NEW YORK — Mayor Xavier Santos of Miami-Dade County submitted his city’s $2.3 billion sea wall project to the Federal Climate Adaptation Bureau last week, only to receive notice that the project now requires a 47-page Environmental Impact Statement on Whether the Sea Wall Can Save the City From a Flood That Has Already Drowned Three Neighboring Towns.
“We are in a state of profound bureaucratic limbo,” Santos told reporters from a temporary office located in a flood elevation zone that will no longer be classified as habitable until 2027. “We need to determine if our infrastructure is sufficient to handle the 14.3-foot surge predicted by the National Oceanographic Administration before we can even begin construction. In the meantime, we are issuing permits to sell the property to wealthy climate refugees who have been pre-approved for tax-deductible evacuation status.”
The absurdity of the current system was highlighted earlier this week when the Climate Adaptation Bureau rejected Santos’ application on grounds that the project had not submitted a Letter of Intent to Relocate Residents Who Will Be Displaced by the Project Itself prior to approval. When questioned about this circular logic, Bureau Chief Dr. Eleanor Vance from the Department of Climate Preparedness replied, “We cannot approve a sea wall until we know where its victims will go. We cannot know where victims will go until we build the wall. We are caught in a regulatory feedback loop designed to maximize community resilience while minimizing liability.”
The Bureaucracy of Rising Water
The problem extends beyond simple permit delays. The Climate Adaptation Bureau has now implemented a new regulation requiring all municipal infrastructure projects to undergo a Socioeconomic Vulnerability Assessment that weighs the project’s impact on the community’s ability to file disaster recovery paperwork. According to a spokesperson, this initiative “ensures that our most at-risk populations have priority access to flood mitigation infrastructure,” though practical implementation remains unclear.
The latest statistics from the Bureau are even more sobering: 68% of coastal cities currently have active sea wall projects pending approval, but only 12% have secured the required permits. Of the remaining projects, 89% are waiting for a Department of Justice review regarding Potential Liability for Residents Who May Be Displaced. The Bureau claims this review process, which can take 18-24 months, is necessary to ensure that “no one is left behind,” though critics note that the review process was initiated after three of the world’s largest coastal cities filed for bankruptcy.
The Permit That Arrives Too Late
The new regulation requires all climate adaptation projects to include a Time-Sensitive Emergency Clause that expires if the project has not been approved within a timeframe that accounts for 25 years of projected sea-level rise. Santos’ office estimates that Miami-Dade will need $8 billion in sea wall upgrades by 2030 to prevent catastrophic flooding. However, the current permit system has already rejected $4.2 billion in proposed infrastructure due to what the Bureau calls “insufficient documentation of community preparedness for the climate catastrophe that has already begun.”
“The most dangerous aspect of this bureaucracy is not that it delays relief,” explains climate scientist Dr.

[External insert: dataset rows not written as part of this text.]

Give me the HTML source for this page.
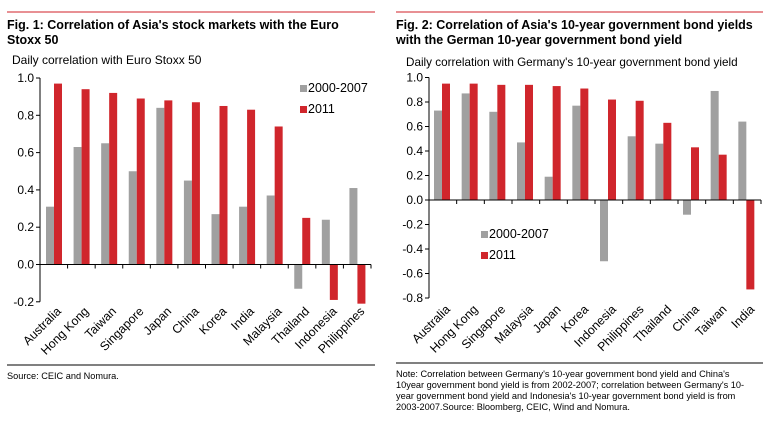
<!DOCTYPE html>
<html><head><meta charset="utf-8"><style>
body{margin:0;background:#fff;width:783px;height:424px;overflow:hidden}
svg{display:block;font-family:"Liberation Sans",Arial,sans-serif}
</style></head><body>
<svg id="s" width="783" height="424">
<line x1="7" y1="12" x2="375" y2="12" stroke="#d0202a" stroke-width="1"/>
<line x1="396" y1="12" x2="763" y2="12" stroke="#d0202a" stroke-width="1"/>
<text x="7" y="29" font-size="12.5" font-weight="bold" fill="#000">Fig. 1: Correlation of Asia's stock markets with the Euro</text>
<text x="7" y="44" font-size="12.5" font-weight="bold" fill="#000">Stoxx 50</text>
<text x="12" y="64" font-size="12" fill="#000">Daily correlation with Euro Stoxx 50</text>
<text x="396" y="29" font-size="12.5" font-weight="bold" fill="#000">Fig. 2: Correlation of Asia's 10-year government bond yields</text>
<text x="396" y="44" font-size="12.5" font-weight="bold" fill="#000">with the German 10-year government bond yield</text>
<text x="406" y="66" font-size="11.7" fill="#000">Daily correlation with Germany's 10-year government bond yield</text>
<line x1="7" y1="365" x2="375" y2="365" stroke="#000"/>
<line x1="396" y1="363" x2="763" y2="363" stroke="#000"/>
<text x="7" y="379" font-size="9.2" fill="#000">Source: CEIC and Nomura.</text>
<g font-size="9.2" fill="#000">
<text x="396" y="377">Note: Correlation between Germany's 10-year government bond yield and China's</text>
<text x="396" y="388">10year government bond yield is from 2002-2007; correlation between Germany's 10-</text>
<text x="396" y="399">year government bond yield and Indonesia's  10-year government bond yield is from</text>
<text x="396" y="410">2003-2007.Source: Bloomberg, CEIC, Wind and Nomura.</text>
</g>
<g id="c1"></g>
<g id="c2"></g>
</svg>
<script>
const cats1 = ["Australia","Hong Kong","Taiwan","Singapore","Japan","China","Korea","India","Malaysia","Thailand","Indonesia","Philippines"];
const gray1 = [0.31,0.63,0.65,0.50,0.84,0.45,0.27,0.31,0.37,-0.13,0.24,0.41];
const red1 = [0.97,0.94,0.92,0.89,0.88,0.87,0.85,0.83,0.74,0.25,-0.19,-0.21];
const ticks1 = ["1.0","0.8","0.6","0.4","0.2","0.0","-0.2"];
const cats2 = ["Australia","Hong Kong","Singapore","Malaysia","Japan","Korea","Indonesia","Philippines","Thailand","China","Taiwan","India"];
const gray2 = [0.73,0.87,0.72,0.47,0.19,0.77,-0.50,0.52,0.46,-0.12,0.89,0.64];
const red2 = [0.95,0.95,0.94,0.94,0.93,0.91,0.82,0.81,0.63,0.43,0.37,-0.73];
const ticks2 = ["1.0","0.8","0.6","0.4","0.2","0.0","-0.2","-0.4","-0.6","-0.8"];
const NS="http://www.w3.org/2000/svg";
function mk(p,t,a){const e=document.createElementNS(NS,t);for(const k in a)e.setAttribute(k,a[k]);p.appendChild(e);return e;}
function chart(g,cats,gray,red,ticks,o){
  const y=v=>o.y0-(v)*o.k;
  const bw=(o.x1-o.x0)/cats.length;
  ticks.forEach(t=>{const v=parseFloat(t);
    const tl=mk(g,'line',{x1:o.x0-4,x2:o.x0,y1:y(v),y2:y(v),stroke:'#000'});
    
    
    const tx=mk(g,'text',{x:o.x0-6,y:y(v)+4,'font-size':12,'text-anchor':'end',fill:'#000'});tx.textContent=t;
    
    
  });
  const vmin=parseFloat(ticks[ticks.length-1]),vmax=parseFloat(ticks[0]);
  const ax=mk(g,'line',{x1:o.x0,x2:o.x0,y1:y(vmax),y2:y(vmin),stroke:'#000'});
  
  
  cats.forEach((c,i)=>{
    const cx=o.x0+i*bw;
    const gv=gray[i],rv=red[i];
    const gb=mk(g,'rect',{x:cx+o.off,y:Math.min(y(gv),y(0)),width:8,height:Math.abs(y(gv)-y(0)),fill:'#a0a0a0'});
    
    
    const rb=mk(g,'rect',{x:cx+o.off+8,y:Math.min(y(rv),y(0)),width:8,height:Math.abs(y(rv)-y(0)),fill:'#d0262c'});
    
    
    const tk=mk(g,'line',{x1:cx+bw,x2:cx+bw,y1:y(0),y2:y(0)+4,stroke:'#000'});
    
    
    const lx=cx+bw/2+8,ly=o.ly;
    const t=mk(g,'text',{x:lx,y:ly,'font-size':12.3,'text-anchor':'end',fill:'#000',transform:`rotate(-45 ${lx} ${ly})`});
    t.textContent=c;
    
    
  });
  const zl=mk(g,'line',{x1:o.x0,x2:o.x1,y1:y(0),y2:y(0),stroke:'#000'});
  
  
  [['2000-2007','#a0a0a0',0],['2011','#d0262c',1]].forEach(([n,col,j])=>{
    const r=mk(g,'rect',{x:o.lgx,y:o.lgy+j*21-7,width:7,height:7,fill:col});
    
    
    const t=mk(g,'text',{x:o.lgx+8,y:o.lgy+j*21,'font-size':12.5,fill:'#000'});t.textContent=n;
    
    
  });
}
chart(document.getElementById('c1'),cats1,gray1,red1,ticks1,{x0:40,x1:371,y0:264.5,k:186.5,off:6,ly:312,lgx:300,lgy:92});
chart(document.getElementById('c2'),cats2,gray2,red2,ticks2,{x0:429,x1:761,y0:200,k:122.5,off:5,ly:310,lgx:481,lgy:238});
</script>
</body></html>
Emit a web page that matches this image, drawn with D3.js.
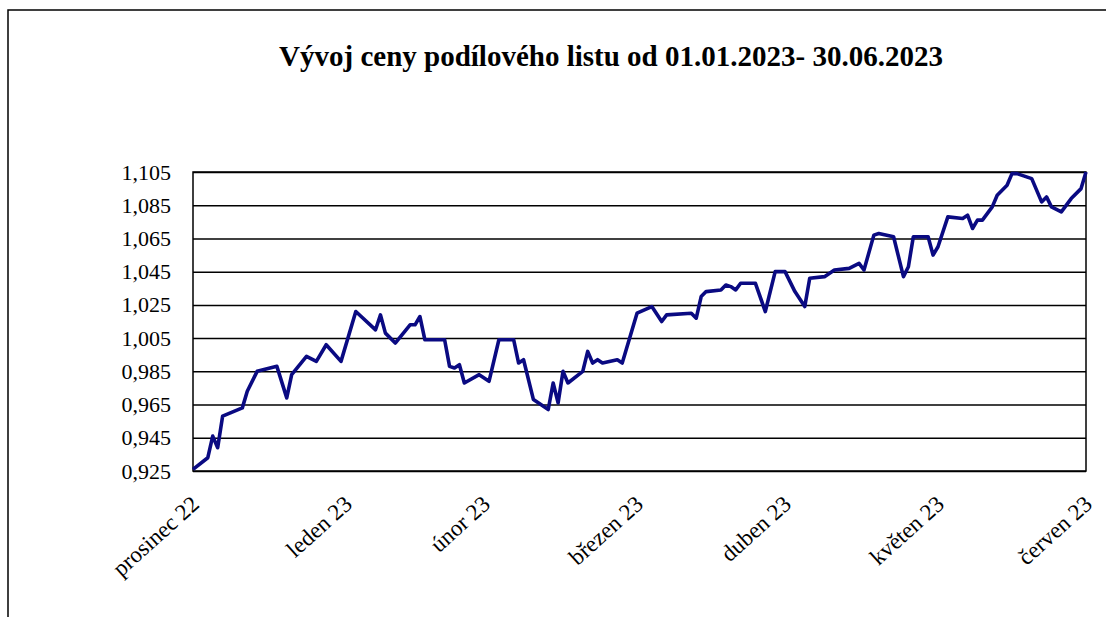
<!DOCTYPE html>
<html>
<head>
<meta charset="utf-8">
<script src="https://cdn.jsdelivr.net/npm/d3@7"></script>
<style>
  body { margin: 0; background: #fff; }
  svg { display: block; }
</style>
</head>
<body>
<div id="chart"></div>
<script>
const dates = ["2022-12-31","2023-01-03","2023-01-04","2023-01-05","2023-01-06","2023-01-10","2023-01-11","2023-01-13",
  "2023-01-17","2023-01-19","2023-01-20","2023-01-23","2023-01-25","2023-01-27","2023-01-30","2023-02-02",
  "2023-02-06","2023-02-07","2023-02-08","2023-02-10","2023-02-13","2023-02-14","2023-02-15","2023-02-16",
  "2023-02-20","2023-02-21","2023-02-22","2023-02-23","2023-02-24","2023-02-27","2023-03-01","2023-03-03",
  "2023-03-06","2023-03-07","2023-03-08","2023-03-10","2023-03-13","2023-03-14","2023-03-15","2023-03-16",
  "2023-03-17","2023-03-20","2023-03-21","2023-03-22","2023-03-23","2023-03-24","2023-03-27","2023-03-28",
  "2023-03-31","2023-04-03","2023-04-05","2023-04-06","2023-04-11","2023-04-12","2023-04-13","2023-04-14",
  "2023-04-17","2023-04-18","2023-04-19","2023-04-20","2023-04-21","2023-04-24","2023-04-26","2023-04-28",
  "2023-04-30","2023-05-02","2023-05-04","2023-05-05","2023-05-08","2023-05-10","2023-05-13","2023-05-15",
  "2023-05-16","2023-05-18","2023-05-19","2023-05-22","2023-05-24","2023-05-25","2023-05-26","2023-05-29",
  "2023-05-30","2023-05-31","2023-06-02","2023-06-05","2023-06-06","2023-06-07","2023-06-08","2023-06-09",
  "2023-06-11","2023-06-12","2023-06-14","2023-06-15","2023-06-16","2023-06-19","2023-06-21","2023-06-22",
  "2023-06-23","2023-06-25","2023-06-27","2023-06-29","2023-06-30"];

const prices = [0.926,0.933,0.946,0.939,0.958,0.963,0.973,0.985,
  0.988,0.969,0.983,0.994,0.991,1.001,0.991,1.021,
  1.010,1.019,1.008,1.002,1.013,1.013,1.018,1.004,
  1.004,0.988,0.987,0.989,0.978,0.983,0.979,1.004,
  1.004,0.990,0.992,0.968,0.962,0.978,0.966,0.985,
  0.978,0.985,0.997,0.990,0.992,0.990,0.992,0.990,
  1.020,1.024,1.015,1.019,1.020,1.017,1.030,1.033,
  1.034,1.037,1.036,1.034,1.038,1.038,1.021,1.045,
  1.045,1.033,1.024,1.041,1.042,1.046,1.047,1.050,
  1.046,1.067,1.068,1.066,1.042,1.048,1.066,1.066,
  1.055,1.060,1.078,1.077,1.079,1.071,1.076,1.076,
  1.084,1.091,1.097,1.104,1.104,1.101,1.087,1.090,
  1.084,1.081,1.089,1.095,1.105];

const monthTicks = ["2022-12-31","2023-01-31","2023-02-28","2023-03-31","2023-04-30","2023-05-31","2023-06-30"];
const monthLabels = ["prosinec 22","leden 23","únor 23","březen 23","duben 23","květen 23","červen 23"];
const yTicks = [0.925,0.945,0.965,0.985,1.005,1.025,1.045,1.065,1.085,1.105];

const parse = d3.timeParse("%Y-%m-%d");
const data = dates.map((d, i) => ({date: parse(d), value: prices[i]}));

const W = 1106, H = 617;
const margin = {top: 172, left: 193};
const width = 1086 - margin.left;
const height = 471 - margin.top;
const serif = "'Liberation Serif', 'Times New Roman', serif";

const svg = d3.select("#chart").append("svg")
    .attr("width", W)
    .attr("height", H);

// outer frame (cut off at right and bottom like the source)
svg.append("rect")
    .attr("x", 8).attr("y", 10)
    .attr("width", W + 20).attr("height", H + 20)
    .attr("fill", "none")
    .attr("stroke", "#000")
    .attr("stroke-width", 1.5);

svg.append("text")
    .attr("x", 611).attr("y", 66)
    .attr("text-anchor", "middle")
    .style("font-family", serif)
    .style("font-weight", "bold")
    .style("font-size", "29px")
    .text("Vývoj ceny podílového listu od 01.01.2023- 30.06.2023");

const g = svg.append("g")
    .attr("transform", `translate(${margin.left},${margin.top})`);

const x = d3.scaleTime()
    .domain([parse(monthTicks[0]), parse(monthTicks[monthTicks.length - 1])])
    .range([0, width]);

const y = d3.scaleLinear()
    .domain([0.925, 1.105])
    .range([height, 0]);

const fmt = v => d3.format(".3f")(v).replace(".", ",");

// gridlines
g.append("g")
    .call(d3.axisLeft(y).tickValues(yTicks).tickSize(-width).tickFormat(""))
    .call(s => s.select(".domain").remove())
    .call(s => s.selectAll("line").attr("stroke", "#000").attr("stroke-width", 1.5));

// y labels
g.append("g")
    .call(d3.axisLeft(y).tickValues(yTicks).tickSize(0).tickPadding(22).tickFormat(fmt))
    .call(s => s.select(".domain").remove())
    .call(s => s.selectAll("text")
        .style("font-family", serif)
        .style("font-size", "22px")
        .attr("fill", "#000"));

// x labels
const xAxis = g.append("g")
    .attr("transform", `translate(0,${height})`)
    .call(d3.axisBottom(x).tickValues(monthTicks.map(parse)).tickSize(0)
        .tickFormat((d, i) => monthLabels[i]));
xAxis.select(".domain").remove();
xAxis.selectAll("text")
    .style("font-family", serif)
    .style("font-size", "23px")
    .attr("fill", "#000")
    .attr("text-anchor", "end")
    .attr("x", 0).attr("y", 0).attr("dy", 0)
    .attr("transform", "translate(7,35) rotate(-42)");

// plot area frame
g.append("rect")
    .attr("width", width).attr("height", height)
    .attr("fill", "none")
    .attr("stroke", "#000")
    .attr("stroke-width", 1.5);

const line = d3.line()
    .x(d => x(d.date))
    .y(d => y(d.value));

g.append("path")
    .datum(data)
    .attr("fill", "none")
    .attr("stroke", "#0a0a82")
    .attr("stroke-width", 3.6)
    .attr("stroke-linejoin", "round")
    .attr("d", line);
</script>
</body>
</html>
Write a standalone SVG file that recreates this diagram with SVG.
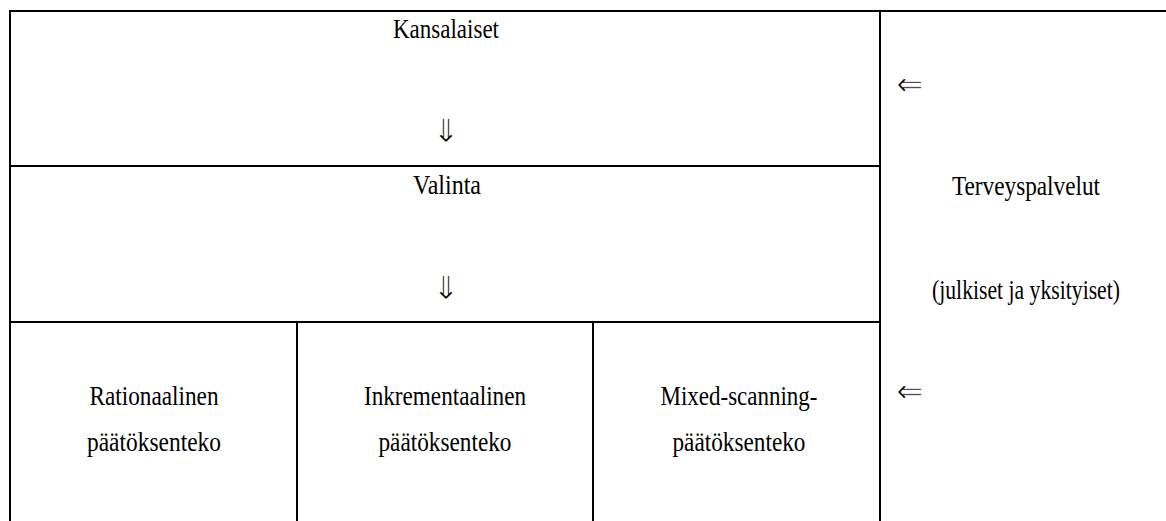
<svg xmlns="http://www.w3.org/2000/svg" width="1166" height="521" viewBox="0 0 1166 521">
<style>
.t{font-family:'Liberation Serif',Tinos,'Times New Roman',serif;font-size:27px;fill:#000;text-anchor:middle}
.a{font-family:'DejaVu Sans',sans-serif;font-size:32px;fill:#000;stroke:#fff;stroke-width:0.8px;text-anchor:middle}
.l{stroke:#000;stroke-width:2;fill:none}
</style>
<rect width="1166" height="521" fill="#fff"/>
<g id="grid">
<line class="l" x1="10" y1="11" x2="1166" y2="11"/>
<line class="l" x1="10" y1="10" x2="10" y2="521"/>
<line class="l" x1="880" y1="11" x2="880" y2="521"/>
<line class="l" x1="10" y1="166" x2="880" y2="166"/>
<line class="l" x1="10" y1="322" x2="880" y2="322"/>
<line class="l" x1="297" y1="322" x2="297" y2="521"/>
<line class="l" x1="593" y1="322" x2="593" y2="521"/>
</g>
<g id="kansalaiset"><text class="t" x="446" y="38" textLength="106" lengthAdjust="spacingAndGlyphs">Kansalaiset</text></g>
<g id="valinta"><text class="t" x="447" y="194" textLength="68" lengthAdjust="spacingAndGlyphs">Valinta</text></g>
<g id="rationaalinen"><text class="t" x="154" y="405" textLength="129" lengthAdjust="spacingAndGlyphs">Rationaalinen</text><text class="t" x="154" y="451" textLength="134" lengthAdjust="spacingAndGlyphs">päätöksenteko</text></g>
<g id="inkrementaalinen"><text class="t" x="445" y="405" textLength="162" lengthAdjust="spacingAndGlyphs">Inkrementaalinen</text><text class="t" x="445" y="451" textLength="133" lengthAdjust="spacingAndGlyphs">päätöksenteko</text></g>
<g id="mixed"><text class="t" x="739" y="405" textLength="157" lengthAdjust="spacingAndGlyphs">Mixed-scanning-</text><text class="t" x="739" y="451" textLength="133" lengthAdjust="spacingAndGlyphs">päätöksenteko</text></g>
<g id="terveyspalvelut"><text class="t" x="1026" y="195" textLength="148" lengthAdjust="spacingAndGlyphs">Terveyspalvelut</text><text class="t" x="1026" y="299" textLength="188" lengthAdjust="spacingAndGlyphs">(julkiset ja yksityiset)</text></g>
<g id="connectors">
<text class="a" x="446" y="142">⇓</text>
<text class="a" x="446" y="299">⇓</text>
<text class="a" x="910" y="95">⇐</text>
<text class="a" x="910" y="402">⇐</text>
</g>
</svg>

Marcus Chen, who serves on the Bureau’s advisory panel. “It’s that it creates an illusion of action while the city burns. We’re issuing permits to build flood defenses while we wait to see if the city survives the next storm. We’re not protecting anyone. We’re just collecting paperwork on drowning people.”
The Cost of Paperwork
The financial toll of this system is staggering. Santos’ office estimates that $1.7 billion in climate infrastructure has been lost to bureaucratic delays alone, as projects stalled while waiting for permits that may never be issued. Meanwhile, the Bureau’s new Climate Resilience Fee has increased from $500 per permit application to $5,200 per project, with additional charges for any project that fails to meet the Bureau’s “community engagement standards.”
The irony is not lost on anyone. The same Bureau that refuses to issue permits for sea walls has already accepted $3.8 billion in climate litigation settlements related to “failure to mitigate” damages from climate change. A Bureau spokesperson explained, “These settlements demonstrate our commitment to accountability. They simply do not apply to projects that would actually help prevent the very catastrophes we’re trying to avoid.”
Waiting for the End
Santos’ office has filed a formal complaint with the Office of Climate Oversight, claiming that the Bureau’s requirements are “unreasonable and impossible to meet in light of the accelerating climate crisis.” However, the complaint has been placed in a holding pattern while the Bureau reviews “whether the complaint itself qualifies as a climate risk that requires additional permitting.”
As of now, Miami-Dade’s sea wall project remains in limbo, with no timeline for approval. Santos says he will continue to fight for permits that will likely never come, in hopes that his city won’t disappear into the ocean before the paperwork is filed.
“The bureaucracy is absurd,” Santos said, looking out over the rising tides. “We need to know if our sea walls will work before we build them, and we need to know if we can survive the next hurricane before we submit the permits. But in a climate system that’s already broken, the only thing that’s truly working is the paperwork. And by the time it’s done, the city will already be underwater.”